▶ CHALLENGE
Retype the data below without altering anything.

--- START OF DATA SECTION ---

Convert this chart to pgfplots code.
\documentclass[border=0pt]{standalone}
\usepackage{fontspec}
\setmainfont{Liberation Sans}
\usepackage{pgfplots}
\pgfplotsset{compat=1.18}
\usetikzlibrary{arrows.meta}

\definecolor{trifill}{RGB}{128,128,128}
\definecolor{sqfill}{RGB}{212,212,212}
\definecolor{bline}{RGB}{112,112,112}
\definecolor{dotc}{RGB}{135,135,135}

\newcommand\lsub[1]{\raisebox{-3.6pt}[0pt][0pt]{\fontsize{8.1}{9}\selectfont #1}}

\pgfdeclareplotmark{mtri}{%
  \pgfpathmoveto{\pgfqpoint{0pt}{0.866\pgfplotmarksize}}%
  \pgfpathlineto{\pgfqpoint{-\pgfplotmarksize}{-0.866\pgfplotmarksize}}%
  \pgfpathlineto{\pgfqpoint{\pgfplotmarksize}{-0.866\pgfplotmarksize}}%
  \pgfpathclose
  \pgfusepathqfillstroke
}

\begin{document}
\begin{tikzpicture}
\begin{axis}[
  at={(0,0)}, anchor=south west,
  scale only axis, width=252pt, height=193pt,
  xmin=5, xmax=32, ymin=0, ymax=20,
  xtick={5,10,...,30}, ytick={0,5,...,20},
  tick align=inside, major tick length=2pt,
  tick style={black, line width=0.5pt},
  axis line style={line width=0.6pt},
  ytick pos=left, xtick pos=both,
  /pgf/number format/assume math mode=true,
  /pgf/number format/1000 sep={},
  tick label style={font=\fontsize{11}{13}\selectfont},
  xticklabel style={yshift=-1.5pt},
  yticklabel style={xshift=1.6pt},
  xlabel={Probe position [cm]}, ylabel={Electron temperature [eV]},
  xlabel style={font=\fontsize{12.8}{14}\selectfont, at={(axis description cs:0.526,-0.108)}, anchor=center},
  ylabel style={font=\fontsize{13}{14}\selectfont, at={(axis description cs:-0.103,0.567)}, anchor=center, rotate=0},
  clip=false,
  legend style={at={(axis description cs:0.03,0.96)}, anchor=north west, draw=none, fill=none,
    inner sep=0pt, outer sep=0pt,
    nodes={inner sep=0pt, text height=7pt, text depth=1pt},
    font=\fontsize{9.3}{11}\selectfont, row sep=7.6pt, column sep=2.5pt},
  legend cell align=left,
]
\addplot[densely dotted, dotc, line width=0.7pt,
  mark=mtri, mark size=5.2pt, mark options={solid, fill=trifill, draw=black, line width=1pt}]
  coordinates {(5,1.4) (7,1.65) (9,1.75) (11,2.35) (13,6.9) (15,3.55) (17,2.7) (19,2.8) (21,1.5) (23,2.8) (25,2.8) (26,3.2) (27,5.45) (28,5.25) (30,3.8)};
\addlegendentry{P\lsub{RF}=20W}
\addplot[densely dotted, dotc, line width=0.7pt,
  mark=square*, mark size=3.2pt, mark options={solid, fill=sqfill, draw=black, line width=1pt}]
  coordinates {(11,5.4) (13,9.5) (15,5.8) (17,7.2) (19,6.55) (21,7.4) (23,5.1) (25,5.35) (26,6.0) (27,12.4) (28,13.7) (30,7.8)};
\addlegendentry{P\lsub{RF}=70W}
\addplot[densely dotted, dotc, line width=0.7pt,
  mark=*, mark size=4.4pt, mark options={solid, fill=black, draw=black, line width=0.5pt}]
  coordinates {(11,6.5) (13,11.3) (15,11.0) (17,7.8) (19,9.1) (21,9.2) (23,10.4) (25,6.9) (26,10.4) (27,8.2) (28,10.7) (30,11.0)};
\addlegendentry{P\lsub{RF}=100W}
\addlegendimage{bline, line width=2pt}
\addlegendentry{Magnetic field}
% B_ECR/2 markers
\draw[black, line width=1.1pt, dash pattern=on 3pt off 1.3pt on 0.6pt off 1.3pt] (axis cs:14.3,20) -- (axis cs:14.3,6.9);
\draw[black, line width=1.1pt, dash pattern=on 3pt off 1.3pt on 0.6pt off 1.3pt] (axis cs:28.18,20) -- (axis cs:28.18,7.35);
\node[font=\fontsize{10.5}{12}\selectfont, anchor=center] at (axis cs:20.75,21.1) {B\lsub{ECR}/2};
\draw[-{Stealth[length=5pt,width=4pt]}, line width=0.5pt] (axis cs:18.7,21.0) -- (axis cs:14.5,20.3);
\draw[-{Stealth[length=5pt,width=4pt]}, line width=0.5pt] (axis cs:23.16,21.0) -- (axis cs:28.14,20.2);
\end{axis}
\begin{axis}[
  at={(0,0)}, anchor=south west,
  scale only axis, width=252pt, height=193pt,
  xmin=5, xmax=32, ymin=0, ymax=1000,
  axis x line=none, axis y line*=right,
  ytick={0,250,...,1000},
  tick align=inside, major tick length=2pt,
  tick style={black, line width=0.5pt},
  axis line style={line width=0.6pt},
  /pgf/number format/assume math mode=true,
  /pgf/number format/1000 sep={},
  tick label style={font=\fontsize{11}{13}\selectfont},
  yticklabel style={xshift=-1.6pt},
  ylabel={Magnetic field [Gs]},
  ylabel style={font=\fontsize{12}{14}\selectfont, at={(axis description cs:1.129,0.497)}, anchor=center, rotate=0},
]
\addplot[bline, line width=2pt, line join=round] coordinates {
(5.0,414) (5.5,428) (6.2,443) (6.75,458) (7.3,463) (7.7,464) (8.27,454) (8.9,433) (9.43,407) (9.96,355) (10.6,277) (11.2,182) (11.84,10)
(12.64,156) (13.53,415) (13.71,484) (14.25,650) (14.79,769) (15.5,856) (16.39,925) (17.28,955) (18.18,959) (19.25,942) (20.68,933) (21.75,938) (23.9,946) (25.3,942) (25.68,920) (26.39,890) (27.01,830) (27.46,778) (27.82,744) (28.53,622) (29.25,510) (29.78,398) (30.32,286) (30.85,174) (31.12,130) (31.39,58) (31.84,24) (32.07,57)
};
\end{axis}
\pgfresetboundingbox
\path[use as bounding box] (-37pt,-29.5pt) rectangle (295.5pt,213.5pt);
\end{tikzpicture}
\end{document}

--- END OF DATA SECTION ---

▶ CORRECT OUTPUT
Convert this chart to pgfplots code.
\documentclass[border=0pt]{standalone}
\usepackage{fontspec}
\setmainfont{Liberation Sans}
\usepackage{pgfplots}
\pgfplotsset{compat=1.18}
\usetikzlibrary{arrows.meta}

\definecolor{trifill}{RGB}{128,128,128}
\definecolor{sqfill}{RGB}{212,212,212}
\definecolor{bline}{RGB}{112,112,112}
\definecolor{dotc}{RGB}{135,135,135}

\newcommand\lsub[1]{\raisebox{-3.6pt}[0pt][0pt]{\fontsize{8.1}{9}\selectfont #1}}

\pgfdeclareplotmark{mtri}{%
  \pgfpathmoveto{\pgfqpoint{0pt}{0.866\pgfplotmarksize}}%
  \pgfpathlineto{\pgfqpoint{-\pgfplotmarksize}{-0.866\pgfplotmarksize}}%
  \pgfpathlineto{\pgfqpoint{\pgfplotmarksize}{-0.866\pgfplotmarksize}}%
  \pgfpathclose
  \pgfusepathqfillstroke
}

\begin{document}
\begin{tikzpicture}
\begin{axis}[
  at={(0,0)}, anchor=south west,
  scale only axis, width=252pt, height=193pt,
  xmin=5, xmax=32, ymin=0, ymax=20,
  xtick={5,10,...,30}, ytick={0,5,...,20},
  tick align=inside, major tick length=2pt,
  tick style={black, line width=0.5pt},
  axis line style={line width=0.6pt},
  ytick pos=left, xtick pos=both,
  /pgf/number format/assume math mode=true,
  /pgf/number format/1000 sep={},
  tick label style={font=\fontsize{11}{13}\selectfont},
  xticklabel style={yshift=-1.5pt},
  yticklabel style={xshift=1.6pt},
  xlabel={Probe position [cm]}, ylabel={Electron temperature [eV]},
  xlabel style={font=\fontsize{12.8}{14}\selectfont, at={(axis description cs:0.526,-0.108)}, anchor=center},
  ylabel style={font=\fontsize{13}{14}\selectfont, at={(axis description cs:-0.103,0.567)}, anchor=center, rotate=0},
  clip=false,
  legend style={at={(axis description cs:0.03,0.96)}, anchor=north west, draw=none, fill=none,
    inner sep=0pt, outer sep=0pt,
    nodes={inner sep=0pt, text height=7pt, text depth=1pt},
    font=\fontsize{9.3}{11}\selectfont, row sep=7.6pt, column sep=2.5pt},
  legend cell align=left,
]
\addplot[densely dotted, dotc, line width=0.7pt,
  mark=mtri, mark size=5.2pt, mark options={solid, fill=trifill, draw=black, line width=1pt}]
  coordinates {(5,1.4) (7,1.65) (9,1.75) (11,2.35) (13,6.9) (15,3.55) (17,2.7) (19,2.8) (21,1.5) (23,2.8) (25,2.8) (26,3.2) (27,5.45) (28,5.25) (30,3.8)};
\addlegendentry{P\lsub{RF}=20W}
\addplot[densely dotted, dotc, line width=0.7pt,
  mark=square*, mark size=3.2pt, mark options={solid, fill=sqfill, draw=black, line width=1pt}]
  coordinates {(11,5.4) (13,9.5) (15,5.8) (17,7.2) (19,6.55) (21,7.4) (23,5.1) (25,5.35) (26,6.0) (27,12.4) (28,13.7) (30,7.8)};
\addlegendentry{P\lsub{RF}=70W}
\addplot[densely dotted, dotc, line width=0.7pt,
  mark=*, mark size=4.4pt, mark options={solid, fill=black, draw=black, line width=0.5pt}]
  coordinates {(11,6.5) (13,11.3) (15,11.0) (17,7.8) (19,9.1) (21,9.2) (23,10.4) (25,6.9) (26,10.4) (27,8.2) (28,10.7) (30,11.0)};
\addlegendentry{P\lsub{RF}=100W}
\addlegendimage{bline, line width=2pt}
\addlegendentry{Magnetic field}
% B_ECR/2 markers
\draw[black, line width=1.1pt, dash pattern=on 3pt off 1.3pt on 0.6pt off 1.3pt] (axis cs:14.3,20) -- (axis cs:14.3,6.9);
\draw[black, line width=1.1pt, dash pattern=on 3pt off 1.3pt on 0.6pt off 1.3pt] (axis cs:28.18,20) -- (axis cs:28.18,7.35);
\node[font=\fontsize{10.5}{12}\selectfont, anchor=center] at (axis cs:20.75,21.1) {B\lsub{ECR}/2};
\draw[-{Stealth[length=5pt,width=4pt]}, line width=0.5pt] (axis cs:18.7,21.0) -- (axis cs:14.5,20.3);
\draw[-{Stealth[length=5pt,width=4pt]}, line width=0.5pt] (axis cs:23.16,21.0) -- (axis cs:28.14,20.2);
\end{axis}
\begin{axis}[
  at={(0,0)}, anchor=south west,
  scale only axis, width=252pt, height=193pt,
  xmin=5, xmax=32, ymin=0, ymax=1000,
  axis x line=none, axis y line*=right,
  ytick={0,250,...,1000},
  tick align=inside, major tick length=2pt,
  tick style={black, line width=0.5pt},
  axis line style={line width=0.6pt},
  /pgf/number format/assume math mode=true,
  /pgf/number format/1000 sep={},
  tick label style={font=\fontsize{11}{13}\selectfont},
  yticklabel style={xshift=-1.6pt},
  ylabel={Magnetic field [Gs]},
  ylabel style={font=\fontsize{12}{14}\selectfont, at={(axis description cs:1.129,0.497)}, anchor=center, rotate=0},
]
\addplot[bline, line width=2pt, line join=round] coordinates {
(5.0,414) (5.5,428) (6.2,443) (6.75,458) (7.3,463) (7.7,464) (8.27,454) (8.9,433) (9.43,407) (9.96,355) (10.6,277) (11.2,182) (11.84,10)
(12.64,156) (13.53,415) (13.71,484) (14.25,650) (14.79,769) (15.5,856) (16.39,925) (17.28,955) (18.18,959) (19.25,942) (20.68,933) (21.75,938) (23.9,946) (25.3,942) (25.68,920) (26.39,890) (27.01,830) (27.46,778) (27.82,744) (28.53,622) (29.25,510) (29.78,398) (30.32,286) (30.85,174) (31.12,130) (31.39,58) (31.84,24) (32.07,57)
};
\end{axis}
\pgfresetboundingbox
\path[use as bounding box] (-37pt,-29.5pt) rectangle (295.5pt,213.5pt);
\end{tikzpicture}
\end{document}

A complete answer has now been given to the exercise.